● **DATASET RECORDS**
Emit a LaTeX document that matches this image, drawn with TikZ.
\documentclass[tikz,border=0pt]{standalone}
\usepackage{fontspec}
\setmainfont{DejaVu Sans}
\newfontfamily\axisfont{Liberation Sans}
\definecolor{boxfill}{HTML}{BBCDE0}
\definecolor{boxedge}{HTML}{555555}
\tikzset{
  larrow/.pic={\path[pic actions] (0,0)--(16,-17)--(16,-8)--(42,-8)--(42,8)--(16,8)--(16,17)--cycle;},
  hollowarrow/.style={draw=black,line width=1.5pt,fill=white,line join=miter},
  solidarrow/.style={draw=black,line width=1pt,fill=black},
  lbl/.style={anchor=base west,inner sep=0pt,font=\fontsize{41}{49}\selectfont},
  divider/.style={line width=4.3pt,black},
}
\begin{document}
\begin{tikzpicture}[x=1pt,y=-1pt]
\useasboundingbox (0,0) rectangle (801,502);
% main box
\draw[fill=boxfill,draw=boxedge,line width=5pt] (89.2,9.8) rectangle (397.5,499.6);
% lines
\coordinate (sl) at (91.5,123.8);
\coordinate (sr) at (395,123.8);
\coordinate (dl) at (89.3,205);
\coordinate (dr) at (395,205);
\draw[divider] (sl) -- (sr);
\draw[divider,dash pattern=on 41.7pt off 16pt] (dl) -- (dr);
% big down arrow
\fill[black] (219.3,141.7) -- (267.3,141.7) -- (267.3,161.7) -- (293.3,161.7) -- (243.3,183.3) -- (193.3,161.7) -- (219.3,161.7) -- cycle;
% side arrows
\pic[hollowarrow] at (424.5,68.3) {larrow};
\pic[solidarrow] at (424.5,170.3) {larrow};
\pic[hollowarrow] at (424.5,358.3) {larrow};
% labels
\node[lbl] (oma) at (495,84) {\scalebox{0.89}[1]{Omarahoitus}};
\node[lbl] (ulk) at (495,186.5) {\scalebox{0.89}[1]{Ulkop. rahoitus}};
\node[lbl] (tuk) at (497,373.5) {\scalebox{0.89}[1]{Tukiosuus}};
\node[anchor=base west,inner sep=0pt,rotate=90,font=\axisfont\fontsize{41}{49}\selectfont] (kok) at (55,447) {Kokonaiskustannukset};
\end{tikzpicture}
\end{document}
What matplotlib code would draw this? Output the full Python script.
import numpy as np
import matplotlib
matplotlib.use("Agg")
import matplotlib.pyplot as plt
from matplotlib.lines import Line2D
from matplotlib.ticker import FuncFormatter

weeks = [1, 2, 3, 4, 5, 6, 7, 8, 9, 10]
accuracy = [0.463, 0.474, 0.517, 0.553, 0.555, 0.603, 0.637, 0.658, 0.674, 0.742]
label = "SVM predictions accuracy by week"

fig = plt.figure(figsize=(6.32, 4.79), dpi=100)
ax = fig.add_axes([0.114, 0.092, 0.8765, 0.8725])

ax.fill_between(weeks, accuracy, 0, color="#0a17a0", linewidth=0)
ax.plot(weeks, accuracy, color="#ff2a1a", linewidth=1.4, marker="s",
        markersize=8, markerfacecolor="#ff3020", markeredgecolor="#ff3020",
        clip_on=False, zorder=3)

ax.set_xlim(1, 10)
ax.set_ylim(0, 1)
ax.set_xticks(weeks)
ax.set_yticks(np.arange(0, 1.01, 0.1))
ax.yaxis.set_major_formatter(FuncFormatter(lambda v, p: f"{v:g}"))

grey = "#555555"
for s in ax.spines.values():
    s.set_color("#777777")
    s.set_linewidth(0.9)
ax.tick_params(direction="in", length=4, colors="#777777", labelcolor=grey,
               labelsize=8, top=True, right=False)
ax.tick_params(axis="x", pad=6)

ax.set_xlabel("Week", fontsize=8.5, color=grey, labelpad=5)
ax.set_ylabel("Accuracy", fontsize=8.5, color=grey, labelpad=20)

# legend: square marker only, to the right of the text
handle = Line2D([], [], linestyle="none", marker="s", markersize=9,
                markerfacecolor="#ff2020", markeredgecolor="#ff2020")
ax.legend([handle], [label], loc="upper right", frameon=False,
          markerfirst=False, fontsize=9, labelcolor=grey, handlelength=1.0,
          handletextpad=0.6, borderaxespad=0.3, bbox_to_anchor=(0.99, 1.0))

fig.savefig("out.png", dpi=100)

● **AIM**
Extract all of the material exactly as it is written.

● **EXPECTED OUTPUT**
Emit a LaTeX document that matches this image, drawn with TikZ.
\documentclass[tikz,border=0pt]{standalone}
\usepackage{fontspec}
\setmainfont{DejaVu Sans}
\newfontfamily\axisfont{Liberation Sans}
\definecolor{boxfill}{HTML}{BBCDE0}
\definecolor{boxedge}{HTML}{555555}
\tikzset{
  larrow/.pic={\path[pic actions] (0,0)--(16,-17)--(16,-8)--(42,-8)--(42,8)--(16,8)--(16,17)--cycle;},
  hollowarrow/.style={draw=black,line width=1.5pt,fill=white,line join=miter},
  solidarrow/.style={draw=black,line width=1pt,fill=black},
  lbl/.style={anchor=base west,inner sep=0pt,font=\fontsize{41}{49}\selectfont},
  divider/.style={line width=4.3pt,black},
}
\begin{document}
\begin{tikzpicture}[x=1pt,y=-1pt]
\useasboundingbox (0,0) rectangle (801,502);
% main box
\draw[fill=boxfill,draw=boxedge,line width=5pt] (89.2,9.8) rectangle (397.5,499.6);
% lines
\coordinate (sl) at (91.5,123.8);
\coordinate (sr) at (395,123.8);
\coordinate (dl) at (89.3,205);
\coordinate (dr) at (395,205);
\draw[divider] (sl) -- (sr);
\draw[divider,dash pattern=on 41.7pt off 16pt] (dl) -- (dr);
% big down arrow
\fill[black] (219.3,141.7) -- (267.3,141.7) -- (267.3,161.7) -- (293.3,161.7) -- (243.3,183.3) -- (193.3,161.7) -- (219.3,161.7) -- cycle;
% side arrows
\pic[hollowarrow] at (424.5,68.3) {larrow};
\pic[solidarrow] at (424.5,170.3) {larrow};
\pic[hollowarrow] at (424.5,358.3) {larrow};
% labels
\node[lbl] (oma) at (495,84) {\scalebox{0.89}[1]{Omarahoitus}};
\node[lbl] (ulk) at (495,186.5) {\scalebox{0.89}[1]{Ulkop. rahoitus}};
\node[lbl] (tuk) at (497,373.5) {\scalebox{0.89}[1]{Tukiosuus}};
\node[anchor=base west,inner sep=0pt,rotate=90,font=\axisfont\fontsize{41}{49}\selectfont] (kok) at (55,447) {Kokonaiskustannukset};
\end{tikzpicture}
\end{document}
What matplotlib code would draw this? Output the full Python script.
import numpy as np
import matplotlib
matplotlib.use("Agg")
import matplotlib.pyplot as plt
from matplotlib.lines import Line2D
from matplotlib.ticker import FuncFormatter

weeks = [1, 2, 3, 4, 5, 6, 7, 8, 9, 10]
accuracy = [0.463, 0.474, 0.517, 0.553, 0.555, 0.603, 0.637, 0.658, 0.674, 0.742]
label = "SVM predictions accuracy by week"

fig = plt.figure(figsize=(6.32, 4.79), dpi=100)
ax = fig.add_axes([0.114, 0.092, 0.8765, 0.8725])

ax.fill_between(weeks, accuracy, 0, color="#0a17a0", linewidth=0)
ax.plot(weeks, accuracy, color="#ff2a1a", linewidth=1.4, marker="s",
        markersize=8, markerfacecolor="#ff3020", markeredgecolor="#ff3020",
        clip_on=False, zorder=3)

ax.set_xlim(1, 10)
ax.set_ylim(0, 1)
ax.set_xticks(weeks)
ax.set_yticks(np.arange(0, 1.01, 0.1))
ax.yaxis.set_major_formatter(FuncFormatter(lambda v, p: f"{v:g}"))

grey = "#555555"
for s in ax.spines.values():
    s.set_color("#777777")
    s.set_linewidth(0.9)
ax.tick_params(direction="in", length=4, colors="#777777", labelcolor=grey,
               labelsize=8, top=True, right=False)
ax.tick_params(axis="x", pad=6)

ax.set_xlabel("Week", fontsize=8.5, color=grey, labelpad=5)
ax.set_ylabel("Accuracy", fontsize=8.5, color=grey, labelpad=20)

# legend: square marker only, to the right of the text
handle = Line2D([], [], linestyle="none", marker="s", markersize=9,
                markerfacecolor="#ff2020", markeredgecolor="#ff2020")
ax.legend([handle], [label], loc="upper right", frameon=False,
          markerfirst=False, fontsize=9, labelcolor=grey, handlelength=1.0,
          handletextpad=0.6, borderaxespad=0.3, bbox_to_anchor=(0.99, 1.0))

fig.savefig("out.png", dpi=100)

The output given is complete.